How to “use” the map: three passes that change how you look
Let’s turn this into practice. Open your map and try three quick passes.
1) Trace the river as an index of settlement. Follow from the First Cataract at Aswan to the Delta fan. Notice where the floodplain narrows to a ribbon and where it opens into pockets. Put small flags at bends and junctions. Those are good candidates for ancient towns or checkpoints.
2) Layer capitals and sacred sites. Pin Memphis at the delta apex and Thebes at the southern bend. Now mark cemeteries on the desert edge near Memphis and flip to the western cliffs near Thebes. Draw a line between Karnak and Luxor to sketch the processional axis. You’ve just mapped belief on top of water. Keep the Memphis site dossier nearby for placenames.
3) Add nomes and likely routes. Sketch nome borders lightly (they fluctuate, especially in the Delta). Draw canals or desert tracks that connect nome capitals. What emerges is a choreography of work and worship: where grain moved, where courts met, where statues paraded. A simple paper map turns into a working model of the state. For how those buildings expressed ideas in stone, cross-read Ancient Egyptian Architecture.

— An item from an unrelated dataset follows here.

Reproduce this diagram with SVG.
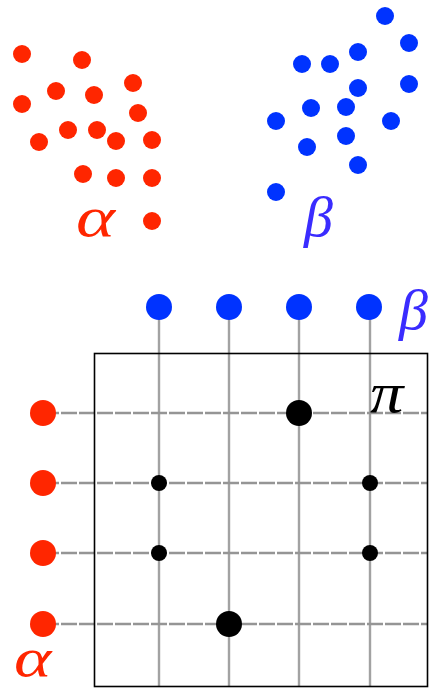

The Nile’s green ribbon and the Sinai desert seen from orbit reveal how geography shaped Egyptian life.
Mini-FAQ
Why are Upper and Lower Egypt “upside down” on a modern map? Because the terms follow river flow, not compass points—Upper is upriver (south), Lower is downriver (north).
Did capitals really move? Yes, across periods. The shifts mirror political reunifications and religious centers gaining prominence. Track chokepoints and cult hubs on a map and the pattern makes sense.
Conclusion: A map that explains decisions
Once we see Egypt as a river-made civilization, the map turns into a set of instructions. Place your capital at a crossroads. Plant cemeteries high and dry. Tie the calendar to festival routes along the banks. Organize the land in nomes that respect water and distance. Geography didn’t passively host Egyptian culture; it authored much of it. Keep this map on hand as you read, and the placement of cities, temples, and tombs will start explaining itself.